Dataframe : Length of column


#1

Hello,

If I have a DataFrame that for example is 91 rows 3 columns, and I would like to add a 4th column to it which measures the length of the data found in column 3. How can I apply this over each row please.

The following gives me 91 in each row, which isn’t what I’m looking for.

df[:colName] = length(df.Column3)

An example in python I would use the following below, which would measure the length of column3 on each row and input the number into column4.

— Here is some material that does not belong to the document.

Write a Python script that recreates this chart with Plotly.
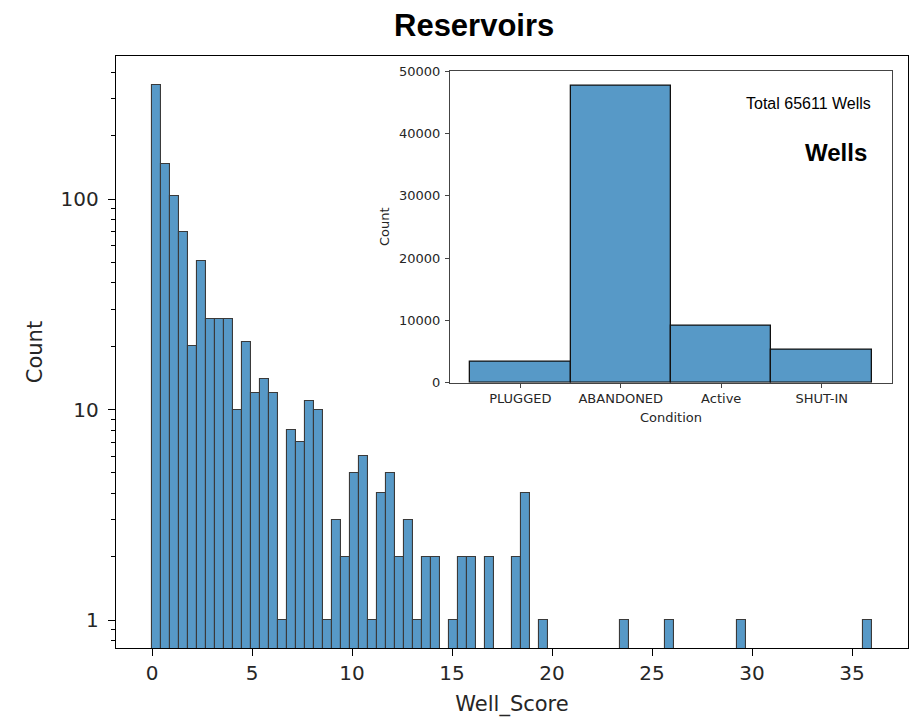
import plotly.graph_objects as go

# Well_Score histogram: 80 bins of width 0.45 starting at 0
bin_width = 0.45
score_counts = [
    350, 147, 104, 70, 20, 51, 27, 27, 27, 10,
    21, 12, 14, 12, 1, 8, 7, 11, 10, 1,
    3, 2, 5, 6, 1, 4, 5, 2, 3, 1,
    2, 2, 0, 1, 2, 2, 0, 2, 0, 0,
    2, 4, 0, 1, 0, 0, 0, 0, 0, 0,
    0, 0, 1, 0, 0, 0, 0, 1, 0, 0,
    0, 0, 0, 0, 0, 1, 0, 0, 0, 0,
    0, 0, 0, 0, 0, 0, 0, 0, 0, 1,
]
x_ticks = [0, 5, 10, 15, 20, 25, 30, 35]
y_major = [1, 10, 100]
y_minor = [0.8, 0.9, 2, 3, 4, 5, 6, 7, 8, 9,
           20, 30, 40, 50, 60, 70, 80, 90, 200, 300, 400]

# Well condition counts for the inset
conditions = ["PLUGGED", "ABANDONED", "Active", "SHUT-IN"]
condition_counts = [3450, 47700, 9180, 5281]
inset_y_ticks = [0, 10000, 20000, 30000, 40000, 50000]
total_wells = sum(condition_counts)

W, H = 923, 717


def px(x):
    return x / W


def py(y):
    return 1 - y / H


BAR_FILL = "#5799c7"
TEXT = "#262626"
MPL_FONT = "DejaVu Sans"
ARIAL = "Liberation Sans, Arial"

hist_x = [(i + 0.5) * bin_width for i, c in enumerate(score_counts) if c > 0]
hist_y = [c for c in score_counts if c > 0]

fig = go.Figure()

fig.add_trace(go.Bar(
    x=hist_x, y=hist_y, width=bin_width,
    marker=dict(color=BAR_FILL, line=dict(color="#3a3a3a", width=1.1)),
    xaxis="x", yaxis="y", showlegend=False,
))

fig.add_trace(go.Bar(
    x=conditions, y=condition_counts, width=1.0,
    marker=dict(color=BAR_FILL, line=dict(color="#111111", width=1.3)),
    xaxis="x2", yaxis="y2", showlegend=False,
))

fig.update_layout(
    width=W, height=H,
    margin=dict(l=0, r=0, t=0, b=0),
    paper_bgcolor="white", plot_bgcolor="white",
    bargap=0,
    xaxis=dict(
        domain=[px(116), px(908)], anchor="y", automargin=False,
        range=[-1.8, 37.8],
        tickmode="array", tickvals=x_ticks,
        ticks="outside", ticklen=7, tickwidth=1.4, tickcolor="black",
        showline=True, linecolor="black", linewidth=1.4, mirror=True,
        showgrid=False, zeroline=False,
        tickfont=dict(family=MPL_FONT, size=20, color=TEXT),
        title=dict(text="Well_Score", standoff=12,
                   font=dict(family=MPL_FONT, size=21, color=TEXT)),
    ),
    yaxis=dict(
        domain=[py(648), py(56)], anchor="x", automargin=False,
        type="log", range=[-0.133, 2.681],
        tickmode="array", tickvals=y_major, ticktext=["1", "10", "100"],
        ticks="outside", ticklen=7, tickwidth=1.4, tickcolor="black",
        ticklabelstandoff=5,
        minor=dict(tickmode="array", tickvals=y_minor, ticks="outside",
                   ticklen=4, tickwidth=1.1, tickcolor="black", showgrid=False),
        showline=True, linecolor="black", linewidth=1.4, mirror=True,
        showgrid=False, zeroline=False,
        tickfont=dict(family=MPL_FONT, size=20, color=TEXT),
        title=dict(text="Count", standoff=12,
                   font=dict(family=MPL_FONT, size=21, color=TEXT)),
    ),
    xaxis2=dict(
        domain=[px(450), px(892)], anchor="y2", automargin=False,
        type="category", range=[-0.7, 3.7],
        ticks="outside", ticklen=4, tickwidth=1, tickcolor="#444",
        showline=True, linecolor="#444", linewidth=1, mirror=True,
        showgrid=False, zeroline=False,
        tickfont=dict(family=MPL_FONT, size=13, color=TEXT),
        title=dict(text="Condition", standoff=7,
                   font=dict(family=MPL_FONT, size=13, color=TEXT)),
    ),
    yaxis2=dict(
        domain=[py(382.7), py(70.7)], anchor="x2", automargin=False,
        range=[0, 50100],
        tickmode="array", tickvals=inset_y_ticks, tickformat="d",
        ticks="outside", ticklen=4, tickwidth=1, tickcolor="#444",
        ticklabelstandoff=2,
        showline=True, linecolor="#444", linewidth=1, mirror=True,
        showgrid=False, zeroline=False,
        tickfont=dict(family=MPL_FONT, size=13, color=TEXT),
        title=dict(text="Count", standoff=6,
                   font=dict(family=MPL_FONT, size=13, color=TEXT)),
    ),
    annotations=[
        dict(text="<b>Reservoirs</b>", x=px(473.5), y=py(26),
             xref="paper", yref="paper", xanchor="center", yanchor="middle",
             showarrow=False, font=dict(family=ARIAL, size=31, color="black")),
        dict(text=f"Total {total_wells} Wells", x=px(872.5), y=py(103.5),
             xref="paper", yref="paper", xanchor="right", yanchor="middle",
             showarrow=False, font=dict(family=ARIAL, size=16, color="black")),
        dict(text="<b>Wells</b>", x=px(868.5), y=py(152),
             xref="paper", yref="paper", xanchor="right", yanchor="middle",
             showarrow=False, font=dict(family=ARIAL, size=24, color="black")),
    ],
)

fig.write_html("out.html")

df['Length'] = df.Column3.apply(len)

Many thanks.
ps. I have been trying to google and forum search. But the only answers I’m finding I cannot understand how to make it work, something to do with map.


#2

Ah sorry. I just figured out the solution thanks to this great post

DataFrames.jl - Vectorized row-wise function application

I ended up creating a function as

f(a) = length(a)

Then calling it on the new column

df[:ColName] = f.(df.Column3)

Not sure if this is the best way. Would appreciate to know if there are other ways.
Thanks


#3

Why not broadcast length directly?

df[:col_3_length] = length.(df.col_3)

#4

Thats great. I am not yet aware of this syntax in Julia (just learning it atm from a book).

Thank you.


#5

I would recommend working through the manual first, it is very nicely written.